WHAT TO WORK ON »
Without including any images, repeat the data exactly.
[start of GIVEN MATERIAL]
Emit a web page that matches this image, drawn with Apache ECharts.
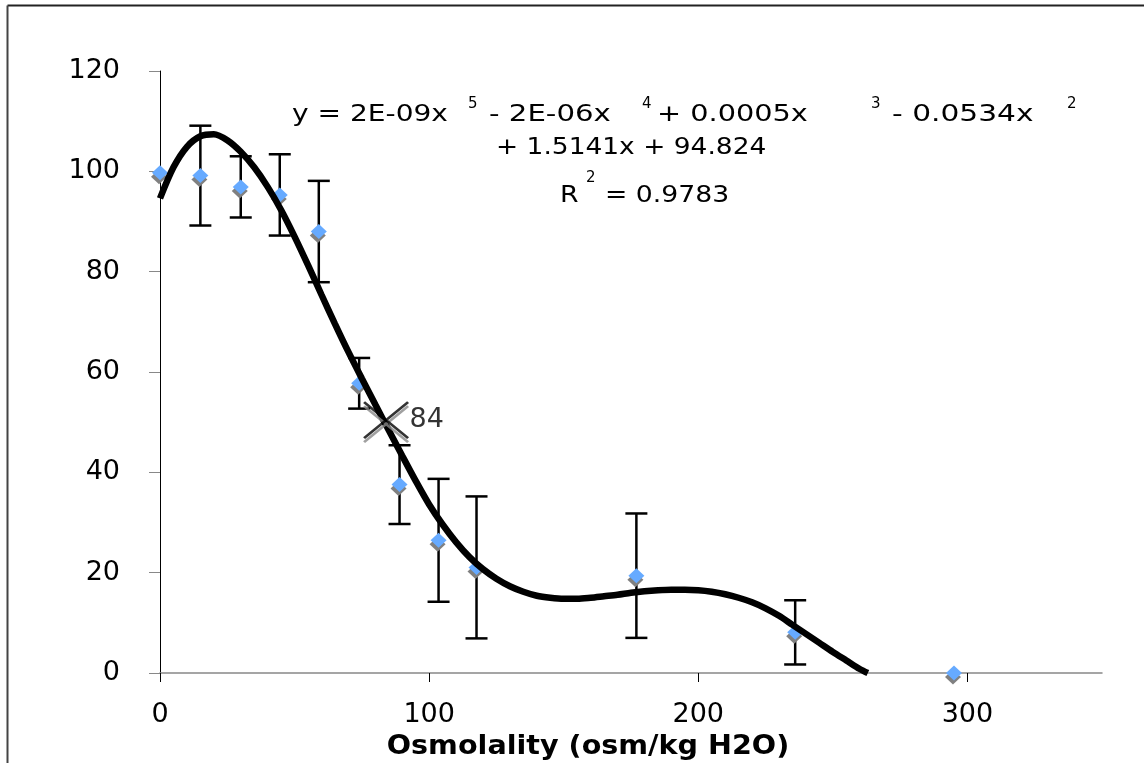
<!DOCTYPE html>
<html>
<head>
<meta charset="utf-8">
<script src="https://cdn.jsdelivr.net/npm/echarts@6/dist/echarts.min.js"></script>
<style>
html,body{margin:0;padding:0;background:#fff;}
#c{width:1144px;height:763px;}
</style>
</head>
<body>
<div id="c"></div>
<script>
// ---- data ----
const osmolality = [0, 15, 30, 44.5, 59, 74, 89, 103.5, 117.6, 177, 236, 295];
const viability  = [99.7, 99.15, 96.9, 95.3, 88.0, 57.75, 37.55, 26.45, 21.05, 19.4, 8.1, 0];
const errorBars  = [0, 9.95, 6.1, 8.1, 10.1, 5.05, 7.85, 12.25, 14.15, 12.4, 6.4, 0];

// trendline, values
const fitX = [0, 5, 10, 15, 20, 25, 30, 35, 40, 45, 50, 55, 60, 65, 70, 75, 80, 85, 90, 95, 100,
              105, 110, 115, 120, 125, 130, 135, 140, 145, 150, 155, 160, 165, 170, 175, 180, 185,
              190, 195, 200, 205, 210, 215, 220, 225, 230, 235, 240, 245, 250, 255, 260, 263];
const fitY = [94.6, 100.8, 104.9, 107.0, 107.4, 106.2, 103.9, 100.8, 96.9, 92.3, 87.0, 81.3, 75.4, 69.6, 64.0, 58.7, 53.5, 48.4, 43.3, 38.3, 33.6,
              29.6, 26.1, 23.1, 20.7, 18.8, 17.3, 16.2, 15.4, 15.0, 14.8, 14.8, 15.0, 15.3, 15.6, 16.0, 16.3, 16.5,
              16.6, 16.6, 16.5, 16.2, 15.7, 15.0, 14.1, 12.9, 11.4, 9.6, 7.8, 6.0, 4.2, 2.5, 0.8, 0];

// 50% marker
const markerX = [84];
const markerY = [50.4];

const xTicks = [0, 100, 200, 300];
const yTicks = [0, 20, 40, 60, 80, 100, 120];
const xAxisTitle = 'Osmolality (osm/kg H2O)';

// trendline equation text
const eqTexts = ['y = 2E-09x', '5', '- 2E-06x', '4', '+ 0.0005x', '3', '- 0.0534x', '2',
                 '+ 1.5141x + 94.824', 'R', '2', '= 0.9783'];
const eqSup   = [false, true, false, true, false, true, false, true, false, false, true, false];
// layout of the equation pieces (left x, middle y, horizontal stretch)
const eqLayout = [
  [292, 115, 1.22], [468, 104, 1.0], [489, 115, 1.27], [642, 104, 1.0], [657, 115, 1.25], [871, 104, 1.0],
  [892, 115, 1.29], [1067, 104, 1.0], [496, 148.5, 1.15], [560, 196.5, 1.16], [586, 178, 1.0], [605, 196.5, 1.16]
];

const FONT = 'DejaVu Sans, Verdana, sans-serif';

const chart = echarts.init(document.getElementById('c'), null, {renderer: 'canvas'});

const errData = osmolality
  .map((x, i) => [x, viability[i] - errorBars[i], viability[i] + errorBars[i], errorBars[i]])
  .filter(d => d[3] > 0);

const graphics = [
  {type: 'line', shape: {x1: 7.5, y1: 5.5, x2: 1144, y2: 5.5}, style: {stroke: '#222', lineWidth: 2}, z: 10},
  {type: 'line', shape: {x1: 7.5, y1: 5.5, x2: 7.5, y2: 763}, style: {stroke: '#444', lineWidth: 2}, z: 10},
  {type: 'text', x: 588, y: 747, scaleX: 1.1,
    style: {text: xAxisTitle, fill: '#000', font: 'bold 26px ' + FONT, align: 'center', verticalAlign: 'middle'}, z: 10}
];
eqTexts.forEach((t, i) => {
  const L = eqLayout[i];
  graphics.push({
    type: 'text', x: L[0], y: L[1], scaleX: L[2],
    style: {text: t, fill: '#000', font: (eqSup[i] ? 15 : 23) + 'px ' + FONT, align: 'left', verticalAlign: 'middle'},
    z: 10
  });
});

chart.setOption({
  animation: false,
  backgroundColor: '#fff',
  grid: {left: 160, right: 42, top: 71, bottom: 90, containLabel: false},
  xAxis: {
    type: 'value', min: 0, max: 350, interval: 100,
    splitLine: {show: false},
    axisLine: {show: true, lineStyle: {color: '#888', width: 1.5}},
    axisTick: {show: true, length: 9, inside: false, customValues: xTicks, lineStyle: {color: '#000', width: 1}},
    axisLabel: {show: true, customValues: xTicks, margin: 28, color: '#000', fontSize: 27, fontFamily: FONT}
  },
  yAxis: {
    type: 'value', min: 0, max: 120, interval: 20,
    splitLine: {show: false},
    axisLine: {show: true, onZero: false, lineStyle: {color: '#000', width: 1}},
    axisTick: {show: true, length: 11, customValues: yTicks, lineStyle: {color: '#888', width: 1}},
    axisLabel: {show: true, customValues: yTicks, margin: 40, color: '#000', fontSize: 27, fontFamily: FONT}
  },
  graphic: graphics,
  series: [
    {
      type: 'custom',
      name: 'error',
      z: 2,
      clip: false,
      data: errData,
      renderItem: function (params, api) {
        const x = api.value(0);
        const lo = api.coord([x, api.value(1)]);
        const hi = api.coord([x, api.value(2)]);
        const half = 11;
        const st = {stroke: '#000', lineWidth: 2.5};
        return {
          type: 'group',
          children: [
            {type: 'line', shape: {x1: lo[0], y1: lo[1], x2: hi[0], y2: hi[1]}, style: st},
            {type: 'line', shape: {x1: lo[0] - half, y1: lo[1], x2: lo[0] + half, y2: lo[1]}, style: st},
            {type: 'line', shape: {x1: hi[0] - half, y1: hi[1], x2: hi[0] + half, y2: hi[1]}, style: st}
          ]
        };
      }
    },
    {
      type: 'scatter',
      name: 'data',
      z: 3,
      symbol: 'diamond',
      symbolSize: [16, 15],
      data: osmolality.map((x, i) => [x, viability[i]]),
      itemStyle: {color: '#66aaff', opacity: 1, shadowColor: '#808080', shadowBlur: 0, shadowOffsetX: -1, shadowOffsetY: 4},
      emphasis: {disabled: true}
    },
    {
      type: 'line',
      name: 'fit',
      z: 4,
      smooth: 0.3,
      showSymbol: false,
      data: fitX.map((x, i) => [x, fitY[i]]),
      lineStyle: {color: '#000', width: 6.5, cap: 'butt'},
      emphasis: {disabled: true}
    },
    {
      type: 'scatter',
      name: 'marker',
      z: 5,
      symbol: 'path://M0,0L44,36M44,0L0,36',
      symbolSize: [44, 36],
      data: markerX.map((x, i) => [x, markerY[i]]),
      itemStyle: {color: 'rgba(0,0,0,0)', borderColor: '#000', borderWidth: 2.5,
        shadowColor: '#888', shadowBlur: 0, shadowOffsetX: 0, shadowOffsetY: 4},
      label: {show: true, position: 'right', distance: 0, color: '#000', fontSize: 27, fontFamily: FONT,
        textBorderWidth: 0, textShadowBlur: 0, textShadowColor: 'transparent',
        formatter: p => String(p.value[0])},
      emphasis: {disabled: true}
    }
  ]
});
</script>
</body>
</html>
[end of GIVEN MATERIAL]
REPLY TO THE TASK »
Emit a web page that matches this image, drawn with Apache ECharts.
<!DOCTYPE html>
<html>
<head>
<meta charset="utf-8">
<script src="https://cdn.jsdelivr.net/npm/echarts@6/dist/echarts.min.js"></script>
<style>
html,body{margin:0;padding:0;background:#fff;}
#c{width:1144px;height:763px;}
</style>
</head>
<body>
<div id="c"></div>
<script>
// ---- data ----
const osmolality = [0, 15, 30, 44.5, 59, 74, 89, 103.5, 117.6, 177, 236, 295];
const viability  = [99.7, 99.15, 96.9, 95.3, 88.0, 57.75, 37.55, 26.45, 21.05, 19.4, 8.1, 0];
const errorBars  = [0, 9.95, 6.1, 8.1, 10.1, 5.05, 7.85, 12.25, 14.15, 12.4, 6.4, 0];

// trendline, values
const fitX = [0, 5, 10, 15, 20, 25, 30, 35, 40, 45, 50, 55, 60, 65, 70, 75, 80, 85, 90, 95, 100,
              105, 110, 115, 120, 125, 130, 135, 140, 145, 150, 155, 160, 165, 170, 175, 180, 185,
              190, 195, 200, 205, 210, 215, 220, 225, 230, 235, 240, 245, 250, 255, 260, 263];
const fitY = [94.6, 100.8, 104.9, 107.0, 107.4, 106.2, 103.9, 100.8, 96.9, 92.3, 87.0, 81.3, 75.4, 69.6, 64.0, 58.7, 53.5, 48.4, 43.3, 38.3, 33.6,
              29.6, 26.1, 23.1, 20.7, 18.8, 17.3, 16.2, 15.4, 15.0, 14.8, 14.8, 15.0, 15.3, 15.6, 16.0, 16.3, 16.5,
              16.6, 16.6, 16.5, 16.2, 15.7, 15.0, 14.1, 12.9, 11.4, 9.6, 7.8, 6.0, 4.2, 2.5, 0.8, 0];

// 50% marker
const markerX = [84];
const markerY = [50.4];

const xTicks = [0, 100, 200, 300];
const yTicks = [0, 20, 40, 60, 80, 100, 120];
const xAxisTitle = 'Osmolality (osm/kg H2O)';

// trendline equation text
const eqTexts = ['y = 2E-09x', '5', '- 2E-06x', '4', '+ 0.0005x', '3', '- 0.0534x', '2',
                 '+ 1.5141x + 94.824', 'R', '2', '= 0.9783'];
const eqSup   = [false, true, false, true, false, true, false, true, false, false, true, false];
// layout of the equation pieces (left x, middle y, horizontal stretch)
const eqLayout = [
  [292, 115, 1.22], [468, 104, 1.0], [489, 115, 1.27], [642, 104, 1.0], [657, 115, 1.25], [871, 104, 1.0],
  [892, 115, 1.29], [1067, 104, 1.0], [496, 148.5, 1.15], [560, 196.5, 1.16], [586, 178, 1.0], [605, 196.5, 1.16]
];

const FONT = 'DejaVu Sans, Verdana, sans-serif';

const chart = echarts.init(document.getElementById('c'), null, {renderer: 'canvas'});

const errData = osmolality
  .map((x, i) => [x, viability[i] - errorBars[i], viability[i] + errorBars[i], errorBars[i]])
  .filter(d => d[3] > 0);

const graphics = [
  {type: 'line', shape: {x1: 7.5, y1: 5.5, x2: 1144, y2: 5.5}, style: {stroke: '#222', lineWidth: 2}, z: 10},
  {type: 'line', shape: {x1: 7.5, y1: 5.5, x2: 7.5, y2: 763}, style: {stroke: '#444', lineWidth: 2}, z: 10},
  {type: 'text', x: 588, y: 747, scaleX: 1.1,
    style: {text: xAxisTitle, fill: '#000', font: 'bold 26px ' + FONT, align: 'center', verticalAlign: 'middle'}, z: 10}
];
eqTexts.forEach((t, i) => {
  const L = eqLayout[i];
  graphics.push({
    type: 'text', x: L[0], y: L[1], scaleX: L[2],
    style: {text: t, fill: '#000', font: (eqSup[i] ? 15 : 23) + 'px ' + FONT, align: 'left', verticalAlign: 'middle'},
    z: 10
  });
});

chart.setOption({
  animation: false,
  backgroundColor: '#fff',
  grid: {left: 160, right: 42, top: 71, bottom: 90, containLabel: false},
  xAxis: {
    type: 'value', min: 0, max: 350, interval: 100,
    splitLine: {show: false},
    axisLine: {show: true, lineStyle: {color: '#888', width: 1.5}},
    axisTick: {show: true, length: 9, inside: false, customValues: xTicks, lineStyle: {color: '#000', width: 1}},
    axisLabel: {show: true, customValues: xTicks, margin: 28, color: '#000', fontSize: 27, fontFamily: FONT}
  },
  yAxis: {
    type: 'value', min: 0, max: 120, interval: 20,
    splitLine: {show: false},
    axisLine: {show: true, onZero: false, lineStyle: {color: '#000', width: 1}},
    axisTick: {show: true, length: 11, customValues: yTicks, lineStyle: {color: '#888', width: 1}},
    axisLabel: {show: true, customValues: yTicks, margin: 40, color: '#000', fontSize: 27, fontFamily: FONT}
  },
  graphic: graphics,
  series: [
    {
      type: 'custom',
      name: 'error',
      z: 2,
      clip: false,
      data: errData,
      renderItem: function (params, api) {
        const x = api.value(0);
        const lo = api.coord([x, api.value(1)]);
        const hi = api.coord([x, api.value(2)]);
        const half = 11;
        const st = {stroke: '#000', lineWidth: 2.5};
        return {
          type: 'group',
          children: [
            {type: 'line', shape: {x1: lo[0], y1: lo[1], x2: hi[0], y2: hi[1]}, style: st},
            {type: 'line', shape: {x1: lo[0] - half, y1: lo[1], x2: lo[0] + half, y2: lo[1]}, style: st},
            {type: 'line', shape: {x1: hi[0] - half, y1: hi[1], x2: hi[0] + half, y2: hi[1]}, style: st}
          ]
        };
      }
    },
    {
      type: 'scatter',
      name: 'data',
      z: 3,
      symbol: 'diamond',
      symbolSize: [16, 15],
      data: osmolality.map((x, i) => [x, viability[i]]),
      itemStyle: {color: '#66aaff', opacity: 1, shadowColor: '#808080', shadowBlur: 0, shadowOffsetX: -1, shadowOffsetY: 4},
      emphasis: {disabled: true}
    },
    {
      type: 'line',
      name: 'fit',
      z: 4,
      smooth: 0.3,
      showSymbol: false,
      data: fitX.map((x, i) => [x, fitY[i]]),
      lineStyle: {color: '#000', width: 6.5, cap: 'butt'},
      emphasis: {disabled: true}
    },
    {
      type: 'scatter',
      name: 'marker',
      z: 5,
      symbol: 'path://M0,0L44,36M44,0L0,36',
      symbolSize: [44, 36],
      data: markerX.map((x, i) => [x, markerY[i]]),
      itemStyle: {color: 'rgba(0,0,0,0)', borderColor: '#000', borderWidth: 2.5,
        shadowColor: '#888', shadowBlur: 0, shadowOffsetX: 0, shadowOffsetY: 4},
      label: {show: true, position: 'right', distance: 0, color: '#000', fontSize: 27, fontFamily: FONT,
        textBorderWidth: 0, textShadowBlur: 0, textShadowColor: 'transparent',
        formatter: p => String(p.value[0])},
      emphasis: {disabled: true}
    }
  ]
});
</script>
</body>
</html>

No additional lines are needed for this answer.